The details of the breach — disclosed in a securities filing on Thursday — emerge at a time when consumer confidence in the digital operations of corporate America has already been shaken. Target, Home Depot and a number of other retailers have sustained major data breaches. Last year, the information of 40 million cardholders and 70 million others were compromised at Target, while an attack at Home Depot in September affected 56 million cards.
Operating overseas, the hackers gained access to the names, addresses, phone numbers and emails of JPMorgan account holders. In its regulatory filing on Thursday, JPMorgan said that there was no evidence that account information, including passwords or Social Security numbers, had been taken.

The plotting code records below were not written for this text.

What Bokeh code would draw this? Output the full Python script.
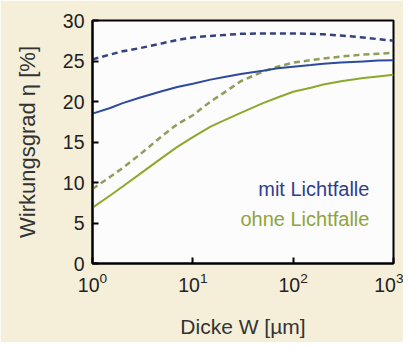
from bokeh.plotting import figure
from bokeh.models import Label, FixedTicker
from bokeh.embed import file_html
from bokeh.resources import INLINE

# thickness W in µm
dicke = [1, 1.5, 2, 3, 5, 7, 10, 15, 20, 30, 50, 70, 100, 150, 200, 300, 500, 700, 1000]
mit_ideal = [25.2, 25.8, 26.2, 26.6, 27.2, 27.6, 27.9, 28.1, 28.2, 28.35, 28.4, 28.4, 28.4, 28.35, 28.3, 28.15, 27.9, 27.7, 27.5]
mit_real = [18.5, 19.2, 19.8, 20.5, 21.3, 21.8, 22.2, 22.7, 23.0, 23.4, 23.8, 24.1, 24.3, 24.5, 24.65, 24.8, 24.95, 25.05, 25.1]
ohne_ideal = [9.2, 10.7, 11.8, 13.5, 15.8, 17.2, 18.3, 20.0, 21.0, 22.5, 23.7, 24.3, 24.8, 25.1, 25.3, 25.55, 25.8, 25.9, 26.0]
ohne_real = [6.9, 8.4, 9.5, 11.1, 13.1, 14.4, 15.6, 16.9, 17.6, 18.6, 19.8, 20.5, 21.2, 21.7, 22.1, 22.5, 22.9, 23.1, 23.3]

y_ticks = [0, 5, 10, 15, 20, 25, 30]
x_ticks = [1, 10, 100, 1000]

BG = "#F5EFD9"
FONT = "Liberation Sans"

p = figure(width=403, height=342, x_axis_type="log", x_range=(1, 1000), y_range=(0, 30),
           output_backend="svg", toolbar_location=None,
           min_border_left=92, min_border_right=10, min_border_top=20, min_border_bottom=79)
p.background_fill_color = "#FBFCFB"
p.border_fill_color = BG
p.outline_line_color = "black"
p.outline_line_width = 2
p.xgrid.visible = False
p.ygrid.visible = False

p.line(dicke, mit_ideal, line_color="#34407F", line_width=2.5, line_dash="6 4")
p.line(dicke, ohne_ideal, line_color="#8E9E58", line_width=2.5, line_dash="6 4")
p.line(dicke, mit_real, line_color="#2D4A9E", line_width=2)
p.line(dicke, ohne_real, line_color="#8DA82C", line_width=2)

for ax in (p.xaxis[0], p.yaxis[0]):
    ax.axis_line_color = "black"
    ax.axis_line_width = 2
    ax.major_tick_line_color = "black"
    ax.major_tick_line_width = 2
    ax.major_tick_in = 6
    ax.major_tick_out = 0
    ax.minor_tick_line_color = None
    ax.major_label_text_font = FONT
    ax.major_label_text_font_size = "19.5px"
    ax.major_label_text_color = "#222222"
    ax.major_label_standoff = 8
    ax.axis_label_text_font = FONT
    ax.axis_label_text_font_style = "normal"
    ax.axis_label_text_color = "#333333"

p.yaxis.ticker = FixedTicker(ticks=y_ticks)
p.xaxis.ticker = FixedTicker(ticks=x_ticks)

p.yaxis.axis_label = "Wirkungsgrad η [%]"
p.yaxis.axis_label_text_font_size = "22px"
p.yaxis.axis_label_standoff = 20

p.xaxis.axis_label = "Dicke W [µm]"
p.xaxis.axis_label_text_font_size = "21px"
p.xaxis.axis_label_standoff = 20

p.add_layout(Label(x=575, y=9.15, text="mit Lichtfalle", text_font=FONT, text_font_size="20px",
                   text_color="#2E3F8C", text_align="right", text_baseline="alphabetic"))
p.add_layout(Label(x=575, y=5.55, text="ohne Lichtfalle", text_font=FONT, text_font_size="20px",
                   text_color="#8FA43C", text_align="right", text_baseline="alphabetic"))

open("out.html", "w").write(file_html(p, INLINE))
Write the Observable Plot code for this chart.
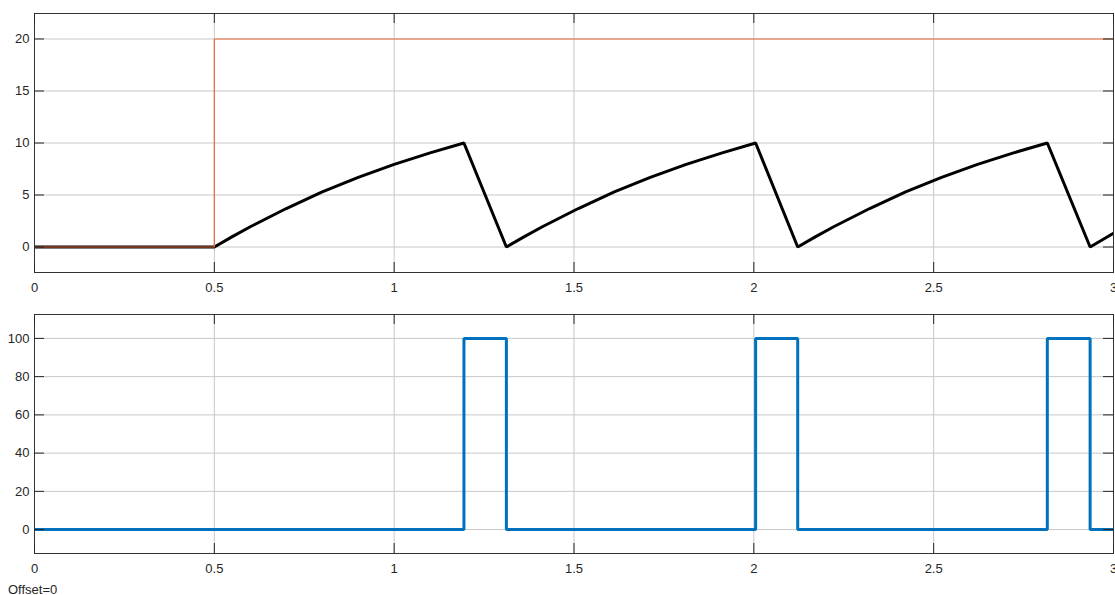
<!DOCTYPE html>
<html>
<head>
<meta charset="utf-8">
<script src="https://cdn.jsdelivr.net/npm/d3@7"></script>
<script src="https://cdn.jsdelivr.net/npm/@observablehq/plot@0.6"></script>
<style>
  html, body { margin: 0; padding: 0; background: #fff; overflow: hidden; }
  #chart svg { display: block; }
  #offset { font-family: "Liberation Sans", Arial, sans-serif; font-size: 13px; color: #262626; padding-left: 8px; line-height: 15px; margin-top: 2px; }
</style>
</head>
<body>
<div id="chart"></div>
<div id="offset">Offset=0</div>
<script>
// ---- data ----
const xTicks = [0, 0.5, 1, 1.5, 2, 2.5, 3];
const xTickLabels = ["0", "0.5", "1", "1.5", "2", "2.5", "3"];
const topYTicks = [0, 5, 10, 15, 20];
const topYTickLabels = ["0", "5", "10", "15", "20"];
const botYTicks = [0, 20, 40, 60, 80, 100];
const botYTickLabels = ["0", "20", "40", "60", "80", "100"];

// reference (orange) step signal: value changes at these times
const refT = [0, 0.5, 3];
const refV = [0, 20, 20];

// black sawtooth-like signal
const sawT = [0, 0.5, 0.55, 0.6, 0.7, 0.8, 0.9, 1.0, 1.1, 1.194,
              1.312, 1.362, 1.412, 1.512, 1.612, 1.712, 1.812, 1.912, 2.005,
              2.122, 2.172, 2.222, 2.322, 2.422, 2.522, 2.622, 2.722, 2.816,
              2.935, 3.0];
const sawV = [0, 0, 1.0, 1.95, 3.7, 5.3, 6.7, 7.95, 9.05, 10,
              0, 1.0, 1.95, 3.7, 5.3, 6.7, 7.95, 9.05, 10,
              0, 1.0, 1.95, 3.7, 5.3, 6.7, 7.95, 9.05, 10,
              0, 1.32];

// blue pulse signal (step-after change points)
const pwmT = [0, 1.194, 1.312, 2.005, 2.122, 2.816, 2.935, 3];
const pwmV = [0, 100, 0, 100, 0, 100, 0, 0];

// ---- tables ----
const refData = refT.map((t, i) => ({t, v: refV[i]}));
const sawData = sawT.map((t, i) => ({t, v: sawV[i]}));
const pwmData = pwmT.map((t, i) => ({t, v: pwmV[i]}));

// ---- layout ----
const W = 1115, ML = 34, MR = 2, TICK = 10;
const frameW = W - ML - MR;
const axisColor = "#262626";
const gridColor = "#c8c8c8";
const font = {fontFamily: "'Liberation Sans', Arial, sans-serif", fontSize: "13px", color: axisColor, background: "#fff", overflow: "hidden"};

function panel({height, marginTop, marginBottom, yDomain, yTicks, yLabels, lines}) {
  const frameH = height - marginTop - marginBottom;
  const lab = (ticks, labels) => d => labels[ticks.indexOf(d)];
  return Plot.plot({
    width: W, height, marginLeft: ML, marginRight: MR, marginTop, marginBottom,
    style: font,
    x: {domain: [0, 3], label: null},
    y: {domain: yDomain, label: null},
    marks: [
      Plot.ruleX(xTicks, {x: d => d, stroke: gridColor, strokeWidth: 1}),
      Plot.ruleY(yTicks, {y: d => d, stroke: gridColor, strokeWidth: 1}),
      ...lines,
      Plot.frame({stroke: "#333", strokeWidth: 1}),
      // inward ticks on all four sides
      Plot.ruleX(xTicks, {x: d => d, stroke: axisColor, insetTop: frameH - TICK}),
      Plot.ruleX(xTicks, {x: d => d, stroke: axisColor, insetBottom: frameH - TICK}),
      Plot.ruleY(yTicks, {y: d => d, stroke: axisColor, insetRight: frameW - TICK}),
      Plot.ruleY(yTicks, {y: d => d, stroke: axisColor, insetLeft: frameW - TICK}),
      Plot.axisX(xTicks, {anchor: "bottom", tickSize: 0, tickPadding: 10, tickFormat: lab(xTicks, xTickLabels), label: null, fill: axisColor}),
      Plot.axisY(yTicks, {anchor: "left", tickSize: 0, tickPadding: 5, tickFormat: lab(yTicks, yLabels), label: null, fill: axisColor})
    ]
  });
}

const topPanel = panel({
  height: 298, marginTop: 13, marginBottom: 26,
  yDomain: [-2.45, 22.45], yTicks: topYTicks, yLabels: topYTickLabels,
  lines: [
    Plot.line(sawData, {x: "t", y: "v", stroke: "#000", strokeWidth: 3, strokeLinejoin: "miter", clip: true}),
    Plot.line(refData, {x: "t", y: "v", curve: "step-after", stroke: "#EA6A3C", strokeWidth: 1.2, strokeLinejoin: "miter", clip: true})
  ]
});

const bottomPanel = panel({
  height: 282, marginTop: 16, marginBottom: 27,
  yDomain: [-12.5, 112.5], yTicks: botYTicks, yLabels: botYTickLabels,
  lines: [
    Plot.line(pwmData, {x: "t", y: "v", curve: "step-after", stroke: "#0072BD", strokeWidth: 3, strokeLinejoin: "miter", clip: true})
  ]
});

const chart = document.getElementById("chart");
chart.appendChild(topPanel);
chart.appendChild(bottomPanel);
</script>
</body>
</html>
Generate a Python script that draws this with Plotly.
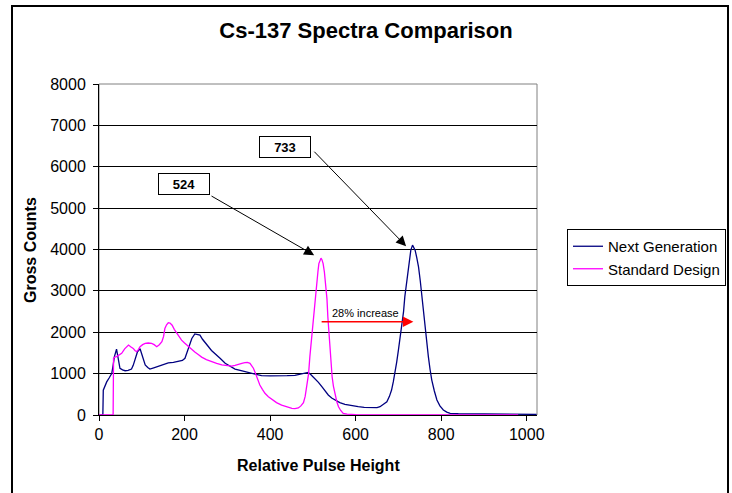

The bank also noted that there was no evidence of fraud involving the use of customer information.
originally posted by: MichiganSwampBuck
I just found out that my bank considered the reimbursement of funds that were stolen from my compromised debit card account a "courtesy". I guess I can see that, my card - my problem essentially, so when they put up the money before they, or who ever, investigated the crime and got restitution, that must have been a courtesy to me.
Like I talked about before in my "Identity Theft, Who is the Real Victim?" thread, the real victims, in a legal sense, were the stores (who sold stuff to the criminals) and the bank, they had the real losses, not me. I guess because the cyber criminal isn't walking into my local bank branch and robbing it at gun point, it was somehow my responsibility because I was a victim without legal recourse.